Great card trick...but why does it work? (mathematically)

[dOrKuS]

This is one of my favorite card tricks, but I'm not sure why it works, lmk if you have any ideas...
Kind of lengthy explanation for the trick, but it's worth it.

Shuffle deck
Flip over the first 26 cards (half the deck), face up, in a pile (must keep them in order)
As you're doing this remember the 7th card
Take those first 26 cards and put them on the bottom of the deck
Now flip over the top three cards (next to each other)
Count to 10 with each one. (If you flip a 3, K, 6, you place 7 cards from the deck on the three, 0 on the king, and 4 on the six. All face cards count as 10, and the Ace counts as 1)
Add up the three cards you just flipped face up. (In the example it would equal 19)
From the deck you are holding, the 7th card from the initial flipping of 26 will be the 19th card (or whatever the sum of the 3 cards you count to ten with is).
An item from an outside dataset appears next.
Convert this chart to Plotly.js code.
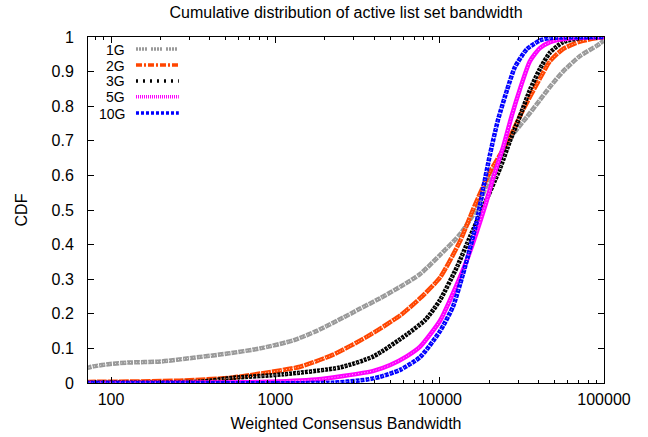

Give it a try, and if you know why this works lmk.
Hopefully the directions are clear enough.

~Brian

edit: can't add 10 + 6 + 3, thanks conjur

 

[conjur]

Wouldn't your example = 19, not 20? 3 + 6 + 10 (K)?

 

[dOrKuS]

Yep, sorry

 

[conjur]

DOH!!

 

[rh71]

Whoever found that out in the first place needs better things to do with their time.

 

[Skyclad1uhm1]

You should have been able to think of the error in that even sooner if you had taken 3 aces as example draw. 9 cards extra for each, and you'd be stuck with finding the 30th card in the original 26 card draw.

 

[Ness]

The magic lies in the fact that you are always counting the same number of cards out, no matter what the numbers are.

If you have the 7th card from the top of 26 cards, and you add 26 more on top of it, it will ALWAYS be the 33rd card.

Now, when you pull the 3 cards down, you bump that card up to 30th card, right?

Let's say for instance, you get a 4, 5, and 6. You put 6 cards on top of the 4, 5 on top of the 5, and 4 on top of the 6. That's 15 cards in total. Then, you remove the total of the original 3 from the top, which is also 15. Which means that the 30th card is now on top.

Now, to illustrate why this trick works, rather than removing a number of card equal to the total of the original 3 AFTER you place the cards on top of it, let's just remove the same number as the number on the card in addition to it. (rather than counting down at the end, let's just go ahead and count the cards at the end with the cards that are placed on the other cards.) So, on top of the four, you place 6 cards. Then, because it is a four, you place an additional 4 cards on it.
What you have to realize is that each of the original 3 cards will require you to draw a total of 10 cards, because no matter when you pull them off, or what pile you place them in, you will get 10.

As for an equation, try this:

let x equal the original amount of one of the 3 cards. Since we know that we must bring the total to 10 when counting out the cards to place on top, we can say "10 - x = y" , where y is the number of cards counted out the first time. Now, we know that in the end, we must count out the a number of cards equal to the original card amount (we'll call it z). So in this case, so z can also be defined as x. ( z = x ).
Therefore, if x is the same as z, we could also say that 10 - z = y, furthermore, we could say that 10 = z + y. Because of that, we know that we will always count out 10 cards, because z is the number we could later, while y is the number we count out first. and clearly z + y is equal to 10.

So, since there are 3 stacks, we know that there will be 30 cards counted out, and then you add the original 3.. which means that 33 cards will be counted from the top, ALWAYS. As stated above, the seventh card will ALWAYS be 33rd from the top. Picking the seventh card in the stack is NO coicidence, and the confusion of the trick lies in the fact that you count out the cards at different times, to give the appearance that the number of cards being counted out is changing.

 

[dOrKuS]

say you draw three aces...
49 cards left in the deck
49-27 (cards pulled to make 10 w/ each) = 22 left
3 aces = 3
22 - 3 =19
19 would be the 7th card deep into the initial 26, which you placed on the bottom of the deck

I see why that works, but flipping the 3 cards flipped are soo random... thats the part I don't understand.

 

[dOrKuS]

ness1469,

Your explanation was perfect, thank you.
Gotta admit though, it's still an interesting little trick (even though its not a trick at all).

Have a good weekend all,

~Brian

 

[Ness]

Originally posted by: dOrKuS

I see why that works, but flipping the 3 cards flipped are soo random... thats the part I don't understand.

the numbers on the cards are the only thing that is random. The fact is no matter what the card is, you end up counting out 10 cards for each card, plus the card itself. It will always be 33 cards drawn from the top. If you really need to, open up a notepad document and write out as many hypothetical situations as you have to realize it.